Storage Attached Networks
Storage Attached Networks (SAN) also emerged in the 1990's with the development of Fibre Channel technology. As storage array capacity increases to hundreds of terabytes, efficient utilization of that storage requires that more and more hosts be able to access the array. Fibre Channel switches allow multiple hosts to be connected to a storage array without degrading performance, addressing limitations of existing technology like SCSI and UltraSCSI, making continuous application availability realistic by using clustered server configurations. Rather than making data available to servers in file form as NAS appliances do, SAN storage is served up in block format.
During the past two years, Fibre Channel has emerged as an extremely reliable technology that is commonly deployed into production by enterprise IT organizations.
Frequently, initial SAN deployments are project-driven, resulting in a SAN island--a dedicated server or small cluster of servers attached through Fibre Channel switches to a storage array. Multiple projects may lead to multiple, unconnected islands. Ultimately, in order to optimize flexibility, connectivity, and utilization, companies look to merge the SAN islands, so that most servers and arrays are interconnected. Once the SAN infrastructure is in place, new applications are implemented using SAN resources if they are available. If necessary, new resources can be added to the SAN.+
The approach of 10-gigabit Ethernet opens the door for the next shift in technology. The increased connection speed of IP-based networks will provide an opportunity for SAN and NAS to utilize a single network rather than requiring companies to build and maintain both IP and Fibre Channel networks. However, don't be fooled into thinking that this shift will be either automatic or immediate--storage architects are by nature a cautious lot and take their data very seriously. They approached Fibre Channel technology carefully, implementing in a lab setting and testing thoroughly before moving it into production. They will no doubt follow similar procedures with iSCSI.
While IP network protocols have been built to expect packet loss, storage protocols have not. Packet loss in a storage environment can lead to a significant drop in storage performance. Intermittent network outages are annoying to users. In business critical situations, intermittent network outages are more than annoying; they are unacceptable. The resolution of these and other problems will be key to the success of iSCSI storage.
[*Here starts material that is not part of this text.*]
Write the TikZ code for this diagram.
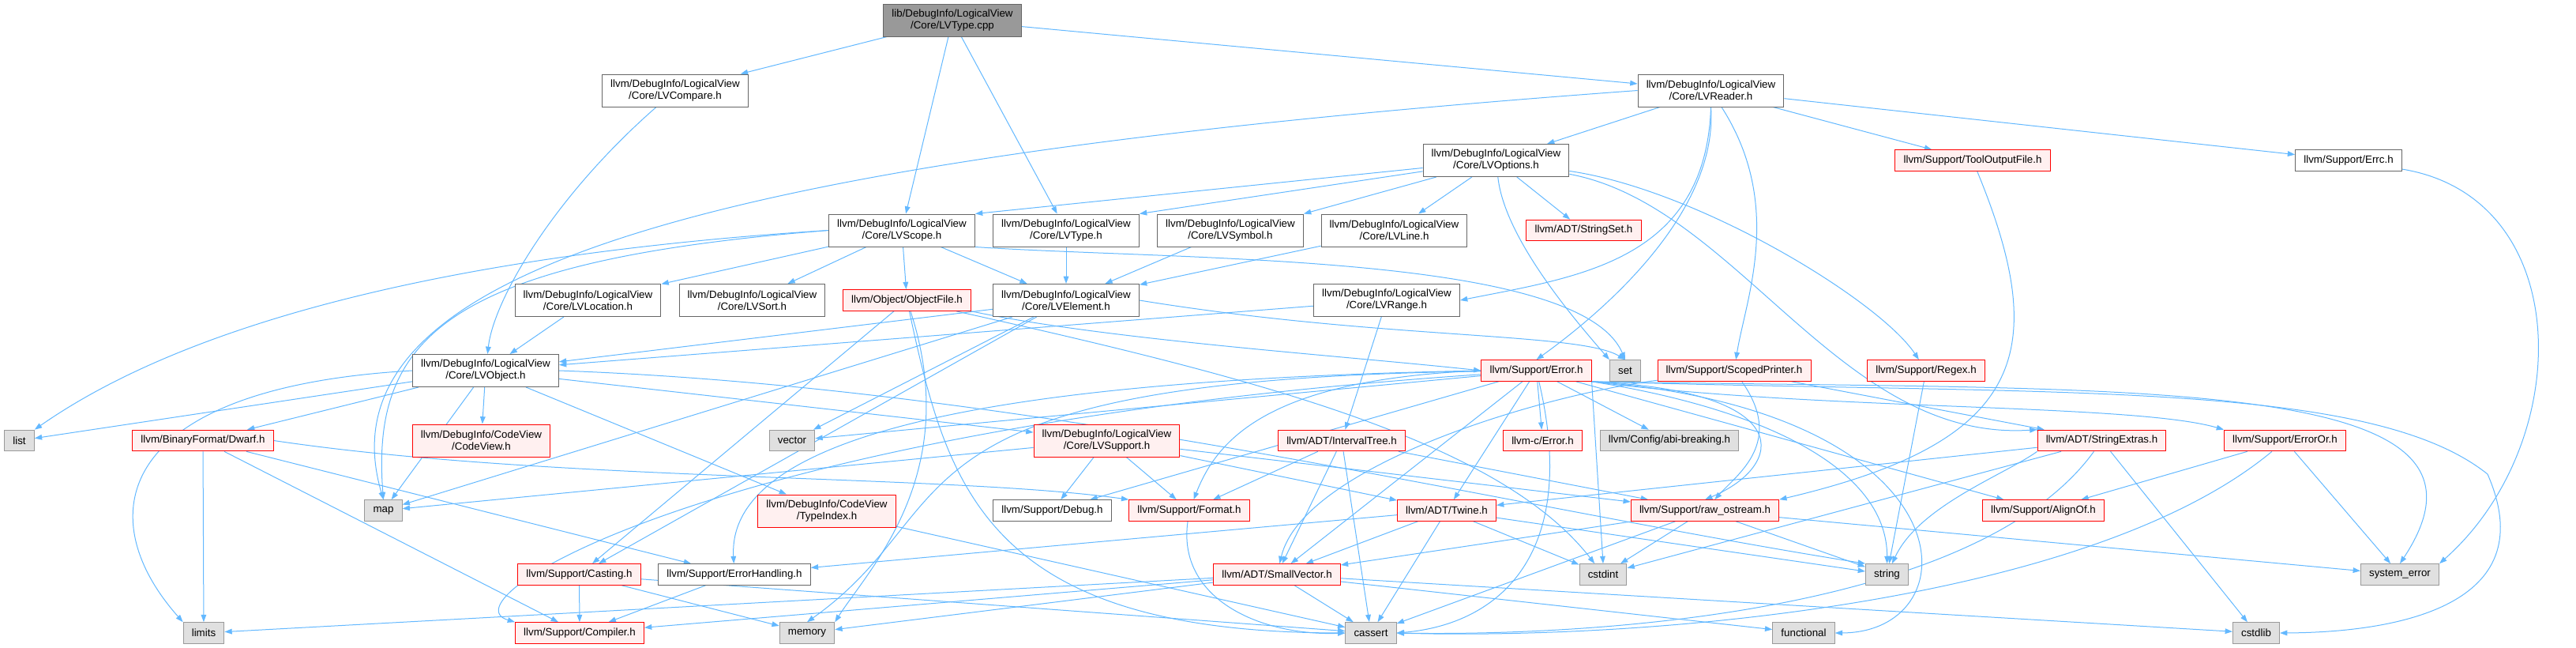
\documentclass[tikz,border=0pt]{standalone}
\usepackage{fontspec}
\setmainfont{Liberation Sans}
\usetikzlibrary{arrows.meta,backgrounds}
\definecolor{doxEdge}{HTML}{63B8FF}
\definecolor{doxInk}{HTML}{666666}
\definecolor{doxSysLine}{HTML}{999999}
\definecolor{doxSysFill}{HTML}{E0E0E0}
\definecolor{doxRedLine}{HTML}{FF0000}
\definecolor{doxRedFill}{HTML}{FFF0F0}
\definecolor{doxRootFill}{HTML}{999999}
\tikzset{
  dox/base/.style={draw=doxInk, line width=0.75pt, fill=white, align=center,
    font=\fontsize{10pt}{11.25pt}\selectfont, inner xsep=8pt, inner ysep=5pt,
    minimum height=20pt},
  dox/file/.style={dox/base},
  dox/root/.style={dox/base, fill=doxRootFill},
  dox/red/.style={dox/base, draw=doxRedLine, fill=doxRedFill},
  dox/sys/.style={dox/base, draw=doxSysLine, fill=doxSysFill},
  dox/dep/.style={-{Triangle[length=7pt,width=5pt]}, draw=doxEdge,
    line width=0.75pt},
}

\begin{document}
\begin{tikzpicture}[
    x=0.75pt, y=-0.75pt,
    two/.style={minimum height=30.75pt},
    dep/.style={dox/dep},
]
\useasboundingbox (0,0) rectangle (3262,819);

% rows of the include graph, top to bottom
\node[dox/root, two] (root) at (1206,25.5) {lib/DebugInfo/LogicalView\\/Core/LVType.cpp};

\node[dox/file, two] (cmp) at (855,114.5) {llvm/DebugInfo/LogicalView\\/Core/LVCompare.h};
\node[dox/file, two] (reader) at (2166.5,114.5) {llvm/DebugInfo/LogicalView\\/Core/LVReader.h};

\node[dox/file, two] (opts) at (1894.5,203) {llvm/DebugInfo/LogicalView\\/Core/LVOptions.h};
\node[dox/red] (tof) at (2498,203) {llvm/Support/ToolOutputFile.h};
\node[dox/file] (errc) at (2974,203) {llvm/Support/Errc.h};

\node[dox/file, two] (scope) at (1142,291.5) {llvm/DebugInfo/LogicalView\\/Core/LVScope.h};
\node[dox/file, two] (typeh) at (1350,291.5) {llvm/DebugInfo/LogicalView\\/Core/LVType.h};
\node[dox/file, two] (symbol) at (1558,291.5) {llvm/DebugInfo/LogicalView\\/Core/LVSymbol.h};
\node[dox/file, two] (lvline) at (1765.5,291.5) {llvm/DebugInfo/LogicalView\\/Core/LVLine.h};
\node[dox/red] (sset) at (2005.5,291.5) {llvm/ADT/StringSet.h};

\node[dox/file, two] (location) at (744.5,380) {llvm/DebugInfo/LogicalView\\/Core/LVLocation.h};
\node[dox/file, two] (sort) at (952.5,380) {llvm/DebugInfo/LogicalView\\/Core/LVSort.h};
\node[dox/red] (objfile) at (1148.5,380) {llvm/Object/ObjectFile.h};
\node[dox/file, two] (element) at (1350,380) {llvm/DebugInfo/LogicalView\\/Core/LVElement.h};
\node[dox/file, two] (range) at (1756,380) {llvm/DebugInfo/LogicalView\\/Core/LVRange.h};

\node[dox/file, two] (object) at (615,469) {llvm/DebugInfo/LogicalView\\/Core/LVObject.h};
\node[dox/red] (error) at (1945.5,469) {llvm/Support/Error.h};
\node[dox/sys] (stdset) at (2058,469) {set};
\node[dox/red] (printer) at (2196,469) {llvm/Support/ScopedPrinter.h};
\node[dox/red] (regex) at (2439,469) {llvm/Support/Regex.h};

\node[dox/sys] (stdlist) at (24.5,557.5) {list};
\node[dox/red] (dwarf) at (257,557.5) {llvm/BinaryFormat/Dwarf.h};
\node[dox/red, two] (codeview) at (609.5,557.5) {llvm/DebugInfo/CodeView\\/CodeView.h};
\node[dox/sys] (vector) at (1003,557.5) {vector};
\node[dox/red, two] (lvsupport) at (1401.5,557.5) {llvm/DebugInfo/LogicalView\\/Core/LVSupport.h};
\node[dox/red] (itree) at (1699,557.5) {llvm/ADT/IntervalTree.h};
\node[dox/red] (cerror) at (1953.5,557.5) {llvm-c/Error.h};
\node[dox/sys] (abi) at (2114,557.5) {llvm/Config/abi-breaking.h};
\node[dox/red] (strext) at (2661.5,557.5) {llvm/ADT/StringExtras.h};
\node[dox/red] (erroror) at (2893.5,557.5) {llvm/Support/ErrorOr.h};

\node[dox/sys] (map) at (485.5,646) {map};
\node[dox/red, two] (typeindex) at (1047,646.5) {llvm/DebugInfo/CodeView\\/TypeIndex.h};
\node[dox/file] (debug) at (1332.5,646) {llvm/Support/Debug.h};
\node[dox/red] (format) at (1506,646) {llvm/Support/Format.h};
\node[dox/red] (twine) at (1832,646) {llvm/ADT/Twine.h};
\node[dox/red] (rawos) at (2159,646) {llvm/Support/raw\_ostream.h};
\node[dox/red] (alignof) at (2587.5,646) {llvm/Support/AlignOf.h};

\node[dox/red] (casting) at (733.5,727) {llvm/Support/Casting.h};
\node[dox/file] (errhandling) at (930,727) {llvm/Support/ErrorHandling.h};
\node[dox/red] (smallvec) at (1617,727) {llvm/ADT/SmallVector.h};
\node[dox/sys] (cstdint) at (2030,727) {cstdint};
\node[dox/sys] (stdstring) at (2389.5,727) {string};
\node[dox/sys] (syserr) at (3039,727) {system\_error};

\node[dox/sys] (limits) at (258,801) {limits};
\node[dox/red] (compiler) at (734,801) {llvm/Support/Compiler.h};
\node[dox/sys] (memory) at (1022,801) {memory};
\node[dox/sys] (cassert) at (1736,801) {cassert};
\node[dox/sys] (functional) at (2284,801) {functional};
\node[dox/sys] (cstdlib) at (2857,801) {cstdlib};

\begin{scope}[on background layer]
% LVType.cpp
\draw[dep] (root) -- (cmp);
\draw[dep] (root) -- (scope);
\draw[dep] (root) -- (typeh);
\draw[dep] (root) -- (reader);
% LVCompare.h and LVReader.h
\draw[dep] (cmp) .. controls (700,250) and (625,380) .. (object);
\draw[dep] (reader) -- (opts);
\draw[dep] (reader) -- (tof);
\draw[dep] (reader) -- (errc);
\draw[dep] (reader.south) .. controls (2160,330) and (2000,350) .. (range.east);
\draw[dep] (reader.south) .. controls (2175,260) and (2050,380) .. (error.north);
\draw[dep] (reader) .. controls (2260,260) and (2210,380) .. (printer);
\draw[dep] (reader.west) .. controls (900,200) and (400,340) .. (map.north);
% LVOptions.h
\draw[dep] (opts) -- (scope.north east);
\draw[dep] (opts) -- (typeh.north east);
\draw[dep] (opts) -- (symbol.north east);
\draw[dep] (opts) -- (lvline);
\draw[dep] (opts) -- (sset);
\draw[dep] (opts) .. controls (1905,300) and (1990,400) .. (stdset.north west);
\draw[dep] (opts) .. controls (2150,240) and (2380,380) .. (regex);
\draw[dep] (opts) .. controls (2200,260) and (2330,560) .. (strext.north west);
\draw[dep] (tof) .. controls (2600,450) and (2560,560) .. (rawos.north east);
\draw[dep] (errc) .. controls (3262,250) and (3262,560) .. (syserr.north east);
% LVScope.h
\draw[dep] (scope) -- (element);
\draw[dep] (scope) -- (location);
\draw[dep] (scope) -- (sort);
\draw[dep] (scope) -- (objfile);
\draw[dep] (scope.west) .. controls (600,320) and (250,400) .. (stdlist.north east);
\draw[dep] (scope.west) .. controls (560,330) and (470,430) .. (map.north);
\draw[dep] (scope.south east) .. controls (1500,330) and (2000,320) .. (stdset.north);
\draw[dep] (typeh) -- (element);
\draw[dep] (symbol) -- (element);
\draw[dep] (lvline) -- (element);
% fourth row
\draw[dep] (location) -- (object);
\draw[dep] (element) -- (object);
\draw[dep] (element) -- (vector);
\draw[dep] (element) -- (map);
\draw[dep] (element) -- (casting);
\draw[dep] (element.east) .. controls (1750,430) and (2000,420) .. (stdset.north);
\draw[dep] (range) -- (object);
\draw[dep] (range) -- (itree);
\draw[dep] (objfile) -- (casting);
\draw[dep] (objfile) .. controls (1220,600) and (1100,720) .. (memory.north east);
\draw[dep] (objfile) .. controls (1200,620) and (1250,800) .. (cassert.west);
\draw[dep] (objfile) .. controls (1600,480) and (1900,560) .. (cstdint);
\draw[dep] (objfile.south east) .. controls (1400,430) and (1700,450) .. (error.west);
% LVObject.h
\draw[dep] (object) -- (stdlist);
\draw[dep] (object) -- (dwarf);
\draw[dep] (object) -- (codeview);
\draw[dep] (object) -- (map);
\draw[dep] (object) -- (typeindex);
\draw[dep] (object) -- (lvsupport);
\draw[dep] (object.west) .. controls (150,490) and (110,650) .. (limits.north west);
\draw[dep] (object.east) .. controls (1300,490) and (1900,640) .. (stdstring.north west);
% Error.h
\draw[dep] (error) -- (cerror);
\draw[dep] (error) -- (abi);
\draw[dep] (error) -- (twine);
\draw[dep] (error) -- (alignof);
\draw[dep] (error) -- (debug);
\draw[dep] (error) -- (vector);
\draw[dep] (error) -- (smallvec);
\draw[dep] (error.south east) -- (cstdint.north);
\draw[dep] (error) .. controls (900,540) and (560,760) .. (compiler.north west);
\draw[dep] (error.west) .. controls (1300,480) and (920,540) .. (errhandling);
\draw[dep] (error) .. controls (1100,480) and (1230,640) .. (memory.north);
\draw[dep] (error.west) .. controls (1600,480) and (1540,560) .. (format);
\draw[dep] (error.south east) .. controls (2280,495) and (2260,590) .. (rawos.north);
\draw[dep] (error) .. controls (2000,700) and (1900,790) .. (cassert.east);
\draw[dep] (error.south east) .. controls (2300,520) and (2700,510) .. (erroror.north west);
\draw[dep] (error.south east) .. controls (2500,520) and (2500,800) .. (functional.east);
\draw[dep] (error.south east) .. controls (2250,520) and (2390,600) .. (stdstring);
\draw[dep] (error.south east) .. controls (2700,495) and (3200,470) .. (syserr.north);
\draw[dep] (error.south east) .. controls (2600,500) and (3000,480) .. (3150,600)
  .. controls (3220,760) and (3050,800) .. (cstdlib.east);
% ScopedPrinter.h, Regex.h
\draw[dep] (printer) -- (strext);
\draw[dep] (printer) .. controls (2260,560) and (2200,600) .. (rawos);
\draw[dep] (printer) .. controls (1950,500) and (1650,590) .. (smallvec);
\draw[dep] (regex) -- (stdstring);
% fifth row
\draw[dep] (dwarf) -- (limits);
\draw[dep] (dwarf) -- (compiler);
\draw[dep] (dwarf) -- (errhandling);
\draw[dep] (dwarf.east) .. controls (700,610) and (1200,600) .. (format.north west);
\draw[dep] (lvsupport) -- (map);
\draw[dep] (lvsupport) -- (debug);
\draw[dep] (lvsupport) -- (format);
\draw[dep] (lvsupport) -- (twine);
\draw[dep] (lvsupport) -- (rawos);
\draw[dep] (itree) -- (smallvec);
\draw[dep] (itree) -- (format);
\draw[dep] (itree) -- (cassert);
\draw[dep] (itree) -- (rawos);
\draw[dep] (strext) -- (twine);
\draw[dep] (strext) -- (cstdint);
\draw[dep] (strext) -- (cstdlib);
\draw[dep] (strext) .. controls (2500,780) and (2000,805) .. (cassert.east);
\draw[dep] (strext.south west) .. controls (2540,600) and (2430,640) .. (stdstring);
\draw[dep] (erroror) -- (alignof);
\draw[dep] (erroror) -- (syserr);
\draw[dep] (erroror) .. controls (2650,760) and (2100,810) .. (cassert.east);
% sixth row
\draw[dep] (typeindex) -- (cassert);
\draw[dep] (format) .. controls (1490,760) and (1600,805) .. (cassert.west);
\draw[dep] (twine) -- (smallvec);
\draw[dep] (twine) -- (errhandling);
\draw[dep] (twine) -- (cassert);
\draw[dep] (twine) -- (cstdint);
\draw[dep] (twine) -- (stdstring);
\draw[dep] (rawos) -- (smallvec);
\draw[dep] (rawos) -- (cassert);
\draw[dep] (rawos) -- (cstdint);
\draw[dep] (rawos) -- (stdstring);
\draw[dep] (rawos) -- (syserr);
% seventh row
\draw[dep] (casting) -- (compiler);
\draw[dep] (casting) -- (memory);
\draw[dep] (casting) -- (cassert);
\draw[dep] (errhandling) -- (compiler);
\draw[dep] (smallvec) -- (compiler);
\draw[dep] (smallvec) -- (memory);
\draw[dep] (smallvec) -- (cassert);
\draw[dep] (smallvec) -- (functional);
\draw[dep] (smallvec) -- (cstdlib);
\draw[dep] (smallvec) -- (limits);
\end{scope}
\end{tikzpicture}
\end{document}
Consolidation--Servers and Storage
As more and more applications are moved off the mainframe and onto distributed servers, companies find themselves with a plethora of servers resident in multiple data centers spread throughout the organization. The business critical nature of many of these applications requires that they be managed with process and discipline reminiscent of the mainframe environment, which leads to centralization of management, which leads to centralization of resource, which ultimately leads to consolidation of servers and storage.
Companies are finding that it costs less to maintain fewer, bigger servers and fewer, bigger storage arrays that run multiple applications, rather than having dedicated resources for each application. Studies show that acquisition costs represent only 10 to 15 percent of the total cost of hardware ownership. Maintenance and operation consume the vast majority of those costs and represent the biggest opportunity for savings.
Consolidation achieves four goals:
The trend toward consolidation of servers and storage accelerates the convergence of SAN and NAS. As the IT department inventories the storage distributed throughout their company, they recognize that the NAS appliances are in effect, islands of special purpose storage that must be treated differently from other storage.
The availability of NAS gateways allows shared file storage to be provisioned from the SAN, just like other applications. Using this approach, a company can realize its goal to reduce the number of and type of storage arrays, implement a centralized and consistent backup strategy for all storage, and reduce storage administration costs.
NAS gateways address several of the problems associated with NAS appliances. There is no finite limit to the amount of storage that can be provisioned through a single gateway. When the original storage is used up, more storage can be added from the SAN-attached arrays. And because of virtualization technology used within the NAS gateway, storage may span multiple arrays.
NAS gateways also allow a consistent backup strategy to be implemented; one that doesn't create a big load on the LAN. A backup client or server may be installed on the gateway, enabling LAN-free, centralized backup of NAS storage.
Finally, the NAS gateway can be implemented in clusters to provide continuously available service in the most efficient manner possible.
Consolidation trends and the emergence of 10 gigabit Ethernet will both play a role in the convergence of SAN and NAS technology. Customers will have the benefit of being able to select a strategy to meet both their file and block serving requirements.